**SUPPLIED MATERIAL**
━━━
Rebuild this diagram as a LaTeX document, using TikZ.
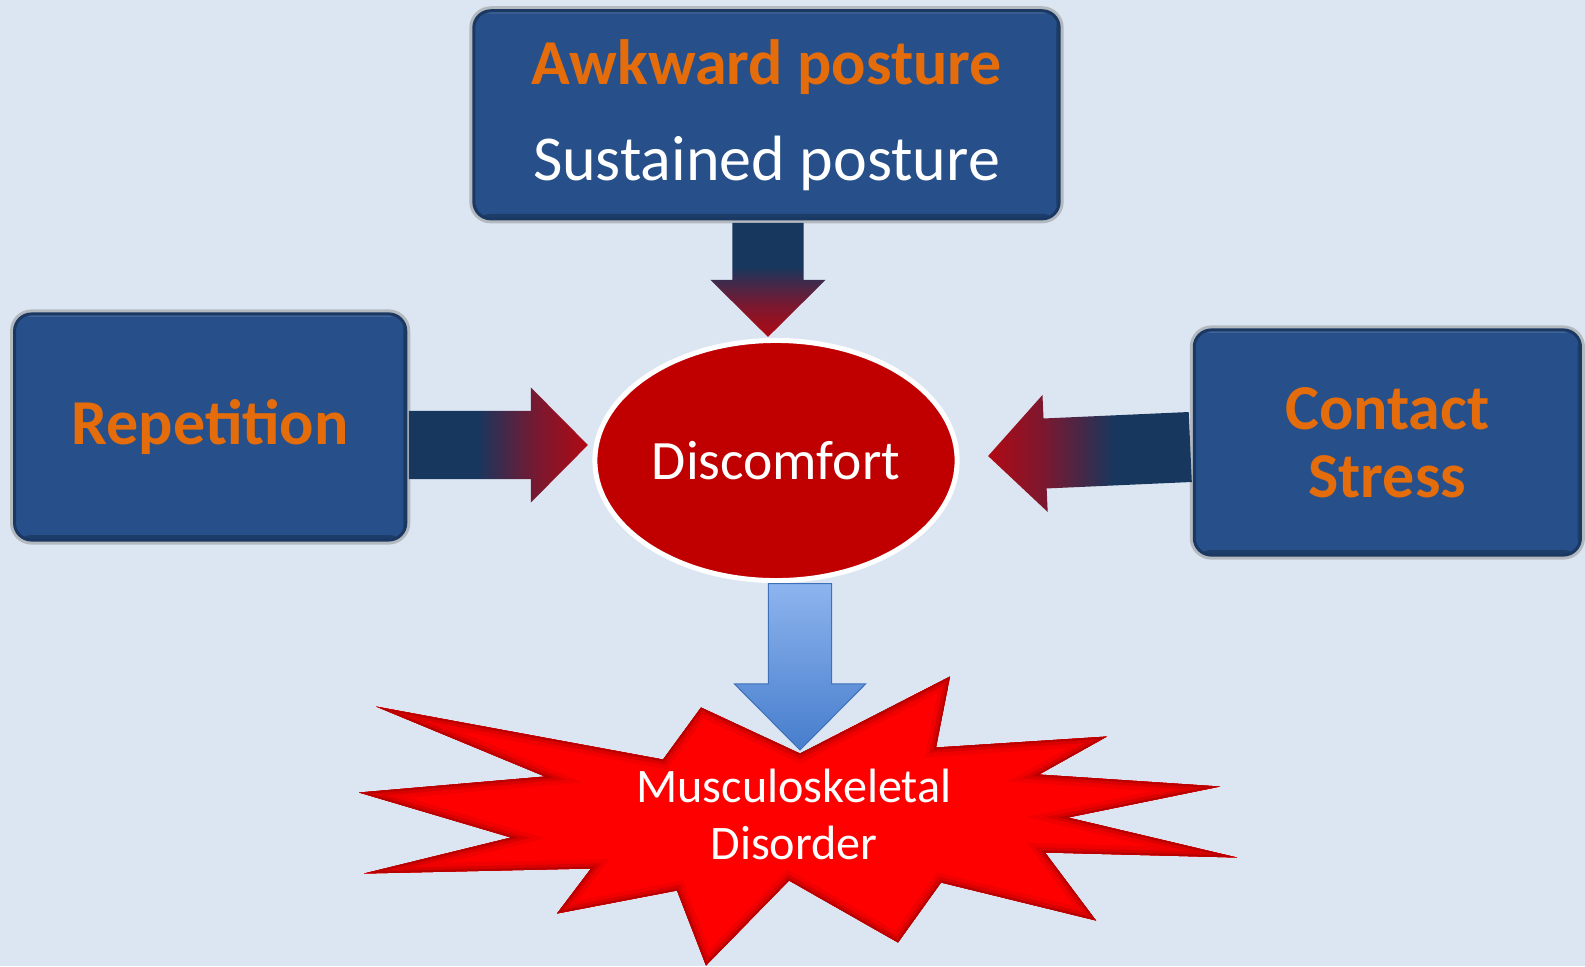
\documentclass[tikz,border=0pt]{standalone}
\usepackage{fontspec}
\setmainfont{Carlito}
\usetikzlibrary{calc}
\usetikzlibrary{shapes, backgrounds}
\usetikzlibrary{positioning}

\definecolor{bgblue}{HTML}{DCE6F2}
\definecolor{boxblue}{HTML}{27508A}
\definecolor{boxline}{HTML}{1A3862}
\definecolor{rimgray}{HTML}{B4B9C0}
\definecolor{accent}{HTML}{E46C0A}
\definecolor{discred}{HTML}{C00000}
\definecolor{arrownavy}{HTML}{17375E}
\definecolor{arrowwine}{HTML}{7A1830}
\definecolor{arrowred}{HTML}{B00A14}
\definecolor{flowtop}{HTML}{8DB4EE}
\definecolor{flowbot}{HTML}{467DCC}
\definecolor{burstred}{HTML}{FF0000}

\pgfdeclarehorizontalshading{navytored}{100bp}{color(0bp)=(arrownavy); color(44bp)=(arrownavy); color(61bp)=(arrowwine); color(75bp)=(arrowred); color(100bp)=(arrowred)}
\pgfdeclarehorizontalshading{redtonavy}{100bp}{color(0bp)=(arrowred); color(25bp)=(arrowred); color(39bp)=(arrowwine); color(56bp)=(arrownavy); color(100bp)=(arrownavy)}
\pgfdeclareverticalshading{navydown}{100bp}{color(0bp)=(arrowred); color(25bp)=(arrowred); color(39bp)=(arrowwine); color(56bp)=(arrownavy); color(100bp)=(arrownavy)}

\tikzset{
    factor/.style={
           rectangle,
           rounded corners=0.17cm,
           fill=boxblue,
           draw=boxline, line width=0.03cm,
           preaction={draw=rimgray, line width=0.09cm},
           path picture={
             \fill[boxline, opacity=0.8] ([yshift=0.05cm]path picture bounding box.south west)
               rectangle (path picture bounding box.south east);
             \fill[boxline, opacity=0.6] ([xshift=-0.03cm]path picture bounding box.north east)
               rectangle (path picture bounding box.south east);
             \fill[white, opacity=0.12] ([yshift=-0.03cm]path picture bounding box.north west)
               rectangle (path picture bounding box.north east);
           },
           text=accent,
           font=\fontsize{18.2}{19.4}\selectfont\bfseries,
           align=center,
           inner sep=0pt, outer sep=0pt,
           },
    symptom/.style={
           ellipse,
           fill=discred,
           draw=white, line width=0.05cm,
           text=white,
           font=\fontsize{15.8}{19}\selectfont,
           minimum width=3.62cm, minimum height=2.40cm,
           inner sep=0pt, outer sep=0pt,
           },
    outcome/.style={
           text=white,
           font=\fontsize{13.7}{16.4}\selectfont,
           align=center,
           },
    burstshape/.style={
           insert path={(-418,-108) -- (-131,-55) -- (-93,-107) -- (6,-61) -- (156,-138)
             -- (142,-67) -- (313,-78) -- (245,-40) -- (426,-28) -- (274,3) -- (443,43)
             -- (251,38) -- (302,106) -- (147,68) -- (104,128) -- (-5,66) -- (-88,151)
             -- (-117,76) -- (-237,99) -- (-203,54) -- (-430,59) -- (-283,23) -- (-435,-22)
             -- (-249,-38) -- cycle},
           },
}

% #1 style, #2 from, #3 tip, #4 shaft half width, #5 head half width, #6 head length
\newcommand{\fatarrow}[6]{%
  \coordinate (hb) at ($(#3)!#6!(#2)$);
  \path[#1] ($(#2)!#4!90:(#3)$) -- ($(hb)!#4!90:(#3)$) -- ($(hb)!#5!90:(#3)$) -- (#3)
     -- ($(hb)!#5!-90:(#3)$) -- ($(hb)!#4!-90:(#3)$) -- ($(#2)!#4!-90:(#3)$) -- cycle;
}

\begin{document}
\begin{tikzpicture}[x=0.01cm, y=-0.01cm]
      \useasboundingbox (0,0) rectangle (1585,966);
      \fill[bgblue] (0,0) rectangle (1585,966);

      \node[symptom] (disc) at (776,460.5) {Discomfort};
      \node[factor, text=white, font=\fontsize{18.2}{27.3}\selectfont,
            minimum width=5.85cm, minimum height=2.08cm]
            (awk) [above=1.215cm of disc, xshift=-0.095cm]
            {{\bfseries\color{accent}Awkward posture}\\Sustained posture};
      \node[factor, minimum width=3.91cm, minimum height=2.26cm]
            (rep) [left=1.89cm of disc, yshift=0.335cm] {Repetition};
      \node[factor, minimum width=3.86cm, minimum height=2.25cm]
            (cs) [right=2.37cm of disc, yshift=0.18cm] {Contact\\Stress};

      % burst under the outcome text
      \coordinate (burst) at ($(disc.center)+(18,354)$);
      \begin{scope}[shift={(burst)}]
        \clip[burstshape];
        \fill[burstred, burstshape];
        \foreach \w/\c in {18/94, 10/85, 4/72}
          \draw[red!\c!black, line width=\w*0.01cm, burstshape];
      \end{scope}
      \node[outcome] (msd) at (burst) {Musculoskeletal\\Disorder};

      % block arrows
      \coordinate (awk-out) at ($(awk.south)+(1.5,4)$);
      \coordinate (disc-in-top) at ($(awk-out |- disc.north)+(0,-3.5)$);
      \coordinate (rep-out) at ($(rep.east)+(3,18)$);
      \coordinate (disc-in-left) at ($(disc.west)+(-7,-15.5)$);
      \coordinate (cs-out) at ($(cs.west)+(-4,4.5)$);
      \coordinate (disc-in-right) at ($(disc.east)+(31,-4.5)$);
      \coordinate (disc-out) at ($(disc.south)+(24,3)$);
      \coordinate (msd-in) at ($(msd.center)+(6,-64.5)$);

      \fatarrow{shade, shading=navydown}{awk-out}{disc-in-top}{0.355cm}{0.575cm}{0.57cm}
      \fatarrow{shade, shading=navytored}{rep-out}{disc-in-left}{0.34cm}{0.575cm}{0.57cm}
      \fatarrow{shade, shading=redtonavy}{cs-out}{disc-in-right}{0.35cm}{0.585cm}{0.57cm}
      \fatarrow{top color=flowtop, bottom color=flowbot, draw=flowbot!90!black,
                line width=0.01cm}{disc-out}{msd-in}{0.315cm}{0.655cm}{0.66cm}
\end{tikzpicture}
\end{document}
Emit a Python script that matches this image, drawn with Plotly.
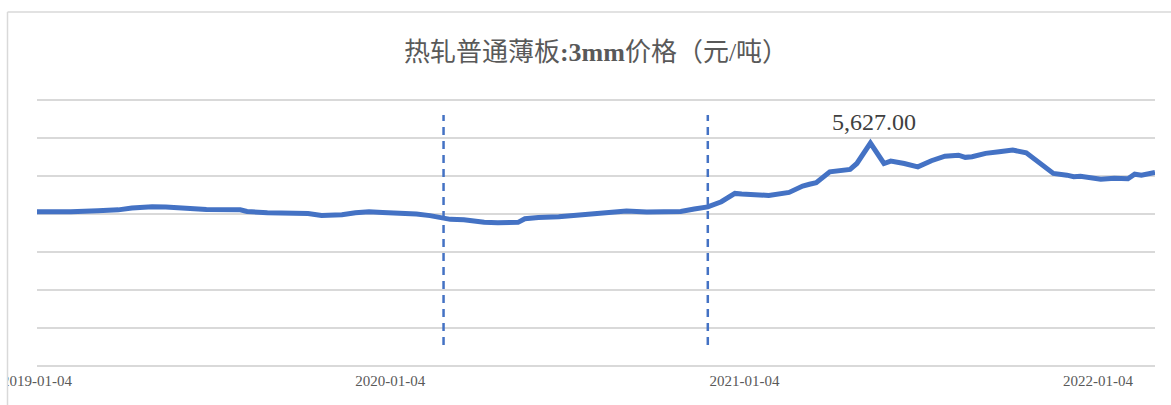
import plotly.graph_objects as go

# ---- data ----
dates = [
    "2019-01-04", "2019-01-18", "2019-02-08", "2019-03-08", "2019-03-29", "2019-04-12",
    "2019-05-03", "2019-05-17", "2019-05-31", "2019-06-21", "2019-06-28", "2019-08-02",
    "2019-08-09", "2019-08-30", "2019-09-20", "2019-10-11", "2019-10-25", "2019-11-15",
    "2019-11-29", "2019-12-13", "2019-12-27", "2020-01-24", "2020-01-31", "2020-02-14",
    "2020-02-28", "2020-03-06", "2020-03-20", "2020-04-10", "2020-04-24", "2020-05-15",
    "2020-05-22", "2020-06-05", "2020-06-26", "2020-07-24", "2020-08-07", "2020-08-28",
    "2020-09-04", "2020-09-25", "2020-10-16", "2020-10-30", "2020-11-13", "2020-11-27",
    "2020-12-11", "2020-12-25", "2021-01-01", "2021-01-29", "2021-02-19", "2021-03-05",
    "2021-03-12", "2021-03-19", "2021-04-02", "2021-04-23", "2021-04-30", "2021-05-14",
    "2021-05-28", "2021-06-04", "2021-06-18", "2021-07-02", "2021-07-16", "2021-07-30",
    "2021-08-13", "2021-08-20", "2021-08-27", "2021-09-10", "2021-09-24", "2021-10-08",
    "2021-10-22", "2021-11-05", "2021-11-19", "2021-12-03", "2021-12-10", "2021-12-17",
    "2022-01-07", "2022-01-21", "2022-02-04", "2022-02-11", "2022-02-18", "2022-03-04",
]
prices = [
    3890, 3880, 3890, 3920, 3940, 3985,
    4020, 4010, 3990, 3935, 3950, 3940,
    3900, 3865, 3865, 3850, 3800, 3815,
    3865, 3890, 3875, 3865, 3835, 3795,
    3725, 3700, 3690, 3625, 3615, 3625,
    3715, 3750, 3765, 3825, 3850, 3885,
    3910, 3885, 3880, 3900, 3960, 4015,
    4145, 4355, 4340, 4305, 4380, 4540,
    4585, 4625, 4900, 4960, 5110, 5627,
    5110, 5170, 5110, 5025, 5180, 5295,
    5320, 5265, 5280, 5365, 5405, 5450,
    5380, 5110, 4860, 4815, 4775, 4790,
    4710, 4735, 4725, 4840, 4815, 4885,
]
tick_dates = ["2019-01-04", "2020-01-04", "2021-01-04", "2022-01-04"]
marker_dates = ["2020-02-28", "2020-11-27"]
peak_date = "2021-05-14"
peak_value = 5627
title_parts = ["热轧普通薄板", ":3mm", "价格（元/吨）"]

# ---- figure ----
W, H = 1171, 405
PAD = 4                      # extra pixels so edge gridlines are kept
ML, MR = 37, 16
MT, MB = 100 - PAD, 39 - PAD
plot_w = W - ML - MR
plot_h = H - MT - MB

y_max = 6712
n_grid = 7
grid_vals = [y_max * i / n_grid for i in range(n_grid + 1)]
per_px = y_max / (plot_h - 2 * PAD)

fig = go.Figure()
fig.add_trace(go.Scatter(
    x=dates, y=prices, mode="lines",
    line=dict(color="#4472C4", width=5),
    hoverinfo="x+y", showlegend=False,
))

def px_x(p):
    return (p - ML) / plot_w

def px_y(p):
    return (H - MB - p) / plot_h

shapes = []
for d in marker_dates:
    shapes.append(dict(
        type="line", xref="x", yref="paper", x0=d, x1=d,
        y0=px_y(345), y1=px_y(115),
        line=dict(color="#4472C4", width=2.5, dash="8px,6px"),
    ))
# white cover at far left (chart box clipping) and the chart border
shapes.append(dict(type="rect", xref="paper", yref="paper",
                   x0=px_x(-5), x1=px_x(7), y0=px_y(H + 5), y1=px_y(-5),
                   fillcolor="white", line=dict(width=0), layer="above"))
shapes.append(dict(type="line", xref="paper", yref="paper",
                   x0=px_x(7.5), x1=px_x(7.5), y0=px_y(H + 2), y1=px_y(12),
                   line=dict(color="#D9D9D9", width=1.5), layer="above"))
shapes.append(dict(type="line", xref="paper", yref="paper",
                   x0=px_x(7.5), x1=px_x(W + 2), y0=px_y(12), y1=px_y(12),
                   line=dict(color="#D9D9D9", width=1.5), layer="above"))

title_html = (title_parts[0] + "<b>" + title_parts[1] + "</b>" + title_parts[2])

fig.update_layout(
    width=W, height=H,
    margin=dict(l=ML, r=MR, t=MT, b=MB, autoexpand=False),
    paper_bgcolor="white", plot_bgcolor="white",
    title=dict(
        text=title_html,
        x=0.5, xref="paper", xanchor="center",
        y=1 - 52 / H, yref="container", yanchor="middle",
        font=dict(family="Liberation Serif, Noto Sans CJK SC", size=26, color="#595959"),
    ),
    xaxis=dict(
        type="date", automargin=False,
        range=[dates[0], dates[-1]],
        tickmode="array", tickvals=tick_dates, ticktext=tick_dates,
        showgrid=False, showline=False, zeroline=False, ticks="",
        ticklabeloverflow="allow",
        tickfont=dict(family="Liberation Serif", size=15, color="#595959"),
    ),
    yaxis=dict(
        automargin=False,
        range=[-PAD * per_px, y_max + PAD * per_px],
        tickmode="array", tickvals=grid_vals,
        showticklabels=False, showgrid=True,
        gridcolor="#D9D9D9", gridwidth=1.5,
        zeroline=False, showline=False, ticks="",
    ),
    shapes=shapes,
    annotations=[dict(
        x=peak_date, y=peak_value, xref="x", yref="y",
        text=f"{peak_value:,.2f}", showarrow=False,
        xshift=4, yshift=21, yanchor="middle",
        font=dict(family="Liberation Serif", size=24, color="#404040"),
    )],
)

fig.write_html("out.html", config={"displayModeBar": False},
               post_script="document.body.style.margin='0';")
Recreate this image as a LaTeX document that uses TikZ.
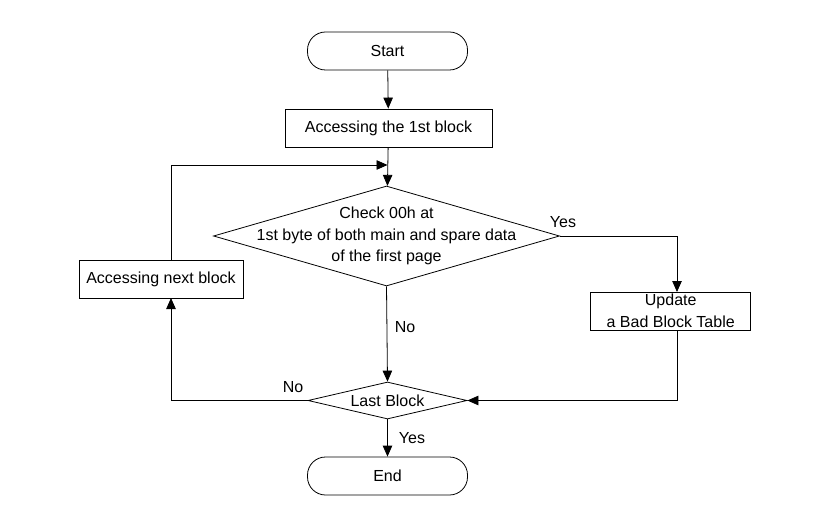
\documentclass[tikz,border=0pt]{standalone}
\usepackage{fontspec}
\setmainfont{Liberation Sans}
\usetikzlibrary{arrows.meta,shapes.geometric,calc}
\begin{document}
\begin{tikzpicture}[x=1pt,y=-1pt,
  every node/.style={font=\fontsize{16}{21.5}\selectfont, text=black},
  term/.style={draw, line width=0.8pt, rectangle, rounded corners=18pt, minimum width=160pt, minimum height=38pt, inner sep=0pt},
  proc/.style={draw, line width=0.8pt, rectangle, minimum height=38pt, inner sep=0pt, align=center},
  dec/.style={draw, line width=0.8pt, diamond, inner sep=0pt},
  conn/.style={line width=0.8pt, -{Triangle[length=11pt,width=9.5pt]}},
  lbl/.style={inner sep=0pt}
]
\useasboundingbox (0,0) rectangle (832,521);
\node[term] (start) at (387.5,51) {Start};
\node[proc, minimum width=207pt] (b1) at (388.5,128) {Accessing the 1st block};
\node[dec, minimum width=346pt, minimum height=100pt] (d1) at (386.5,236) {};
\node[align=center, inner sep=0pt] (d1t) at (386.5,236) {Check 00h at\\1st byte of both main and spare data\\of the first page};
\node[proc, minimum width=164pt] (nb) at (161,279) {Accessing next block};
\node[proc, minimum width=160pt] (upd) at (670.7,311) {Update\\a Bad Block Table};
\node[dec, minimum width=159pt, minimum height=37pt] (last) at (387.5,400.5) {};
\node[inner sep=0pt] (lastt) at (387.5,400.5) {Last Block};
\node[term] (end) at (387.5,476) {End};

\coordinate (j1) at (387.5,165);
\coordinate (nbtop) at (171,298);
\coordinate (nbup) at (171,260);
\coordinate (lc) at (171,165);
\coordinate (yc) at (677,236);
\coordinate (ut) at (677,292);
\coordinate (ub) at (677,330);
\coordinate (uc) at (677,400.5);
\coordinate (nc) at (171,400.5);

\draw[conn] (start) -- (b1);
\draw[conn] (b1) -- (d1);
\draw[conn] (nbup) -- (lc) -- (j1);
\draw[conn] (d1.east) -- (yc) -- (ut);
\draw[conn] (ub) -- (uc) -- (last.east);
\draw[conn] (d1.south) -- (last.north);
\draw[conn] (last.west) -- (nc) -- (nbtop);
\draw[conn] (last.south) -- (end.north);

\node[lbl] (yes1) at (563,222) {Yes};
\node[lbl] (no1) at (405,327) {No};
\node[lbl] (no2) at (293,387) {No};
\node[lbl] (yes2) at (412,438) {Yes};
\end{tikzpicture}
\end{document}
━━━
**SHORT TASK**
In the entries above, identify every line with the string "that".

**THE RESULT**
Emit a Python script that matches this image, drawn with Plotly.
Recreate this image as a LaTeX document that uses TikZ.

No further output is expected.